ECS Pause

JCH says:

It just seems basic to me that if the warming hiatus that never happened was caused by a strengthening of ocean heat uptake efficiency during a period of time that coincided with Matt England’s anomalous intensified tradewinds, which both actually happened and then went away, that the observations are a bit F’d Up for primetime. So which longterm variation are they talking about? Because, as far as I can find, Matt England’s anomalous intensified tradewinds are a one-off phenomena. There is no variation to them: so far. The winds came; there was a warming hiatus in improvable datasets; the winds subsided; GMST has been shooting through the roof ever since. Anyway, I’m reading all the cloud stuff. Seems to be pointing mostly in the same direction: upward ECS.

zebra says: April 29, 2018 at 1:08 pm
” let’s assume that there was such a spike in GMST the past 3,000 years. So what? That was then, this is now. How does it affect the consensus about CO2 causing the current increase in system energy, which shows up as increasing GMST and the other well-known phenomena?”

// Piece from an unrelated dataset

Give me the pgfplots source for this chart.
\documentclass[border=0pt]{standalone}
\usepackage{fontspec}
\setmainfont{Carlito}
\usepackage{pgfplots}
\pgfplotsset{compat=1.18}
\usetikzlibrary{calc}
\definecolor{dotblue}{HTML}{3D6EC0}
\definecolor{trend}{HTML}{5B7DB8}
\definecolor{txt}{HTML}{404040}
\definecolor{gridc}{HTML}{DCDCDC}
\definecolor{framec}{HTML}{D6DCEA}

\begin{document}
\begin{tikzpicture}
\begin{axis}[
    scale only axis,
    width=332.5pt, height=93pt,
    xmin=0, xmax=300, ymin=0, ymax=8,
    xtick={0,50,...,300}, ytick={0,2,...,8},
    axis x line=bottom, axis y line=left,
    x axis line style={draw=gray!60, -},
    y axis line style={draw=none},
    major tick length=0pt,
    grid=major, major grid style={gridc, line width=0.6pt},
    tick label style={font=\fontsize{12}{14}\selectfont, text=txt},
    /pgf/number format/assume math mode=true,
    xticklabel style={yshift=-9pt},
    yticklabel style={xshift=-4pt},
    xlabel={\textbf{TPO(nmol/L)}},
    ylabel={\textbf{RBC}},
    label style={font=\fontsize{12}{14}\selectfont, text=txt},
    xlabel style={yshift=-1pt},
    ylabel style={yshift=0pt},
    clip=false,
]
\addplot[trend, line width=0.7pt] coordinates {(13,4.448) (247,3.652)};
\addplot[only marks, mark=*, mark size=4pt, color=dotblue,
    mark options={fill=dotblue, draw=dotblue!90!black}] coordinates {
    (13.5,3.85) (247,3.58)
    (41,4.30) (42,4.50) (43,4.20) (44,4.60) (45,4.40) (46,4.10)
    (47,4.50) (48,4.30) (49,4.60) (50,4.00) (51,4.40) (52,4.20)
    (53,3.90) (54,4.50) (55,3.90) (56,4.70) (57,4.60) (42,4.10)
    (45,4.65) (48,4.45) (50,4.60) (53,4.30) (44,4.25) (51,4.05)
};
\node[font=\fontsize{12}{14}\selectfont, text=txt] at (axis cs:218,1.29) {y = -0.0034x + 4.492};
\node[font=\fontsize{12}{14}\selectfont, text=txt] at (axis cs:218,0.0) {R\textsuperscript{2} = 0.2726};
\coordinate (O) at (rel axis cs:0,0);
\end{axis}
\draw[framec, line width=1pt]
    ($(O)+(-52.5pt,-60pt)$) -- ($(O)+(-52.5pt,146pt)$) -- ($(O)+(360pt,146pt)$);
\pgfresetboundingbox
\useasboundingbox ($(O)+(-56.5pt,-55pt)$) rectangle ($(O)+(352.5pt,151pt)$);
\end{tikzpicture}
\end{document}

CO2 should cause warming with an increase in concentration in the atmosphere.
A general, but not complete consensus.
However observations are falling badly behind computer model predictions of what the temperature rise should be.
Why?
The physics may not be totally right somewhere. Unlikely.
One or more of the many climate model assumptions appears wrong. Bing!
Or as AD in the next thread says, natural variability may be playing up with the temperature rise and could do so for the next 155 years or more.
Hence the problem with the consensus. If natural variability can effect ECS and hence temp for a long period then many of the skeptics [me included] can logically introduce an element of doubt into the consensus. Some of course say CO2 has no effect and that the warming spike to date could be explained purely from natural variability, not CO2.
Others that ECS may be lower than expected so that the warming will not be as severe as predicted.
Such points are valid while observations keep deviating from models.
If they persist they would demand an investigation into why.
If warming does return to the pattern expected of it then this all would be moot.
Your answer in brief is that a consensus tends to ignore and belittle data, people and ideas that do not conform with the consensus, even when they have elements of truth that should be welcomed into a fuller understanding.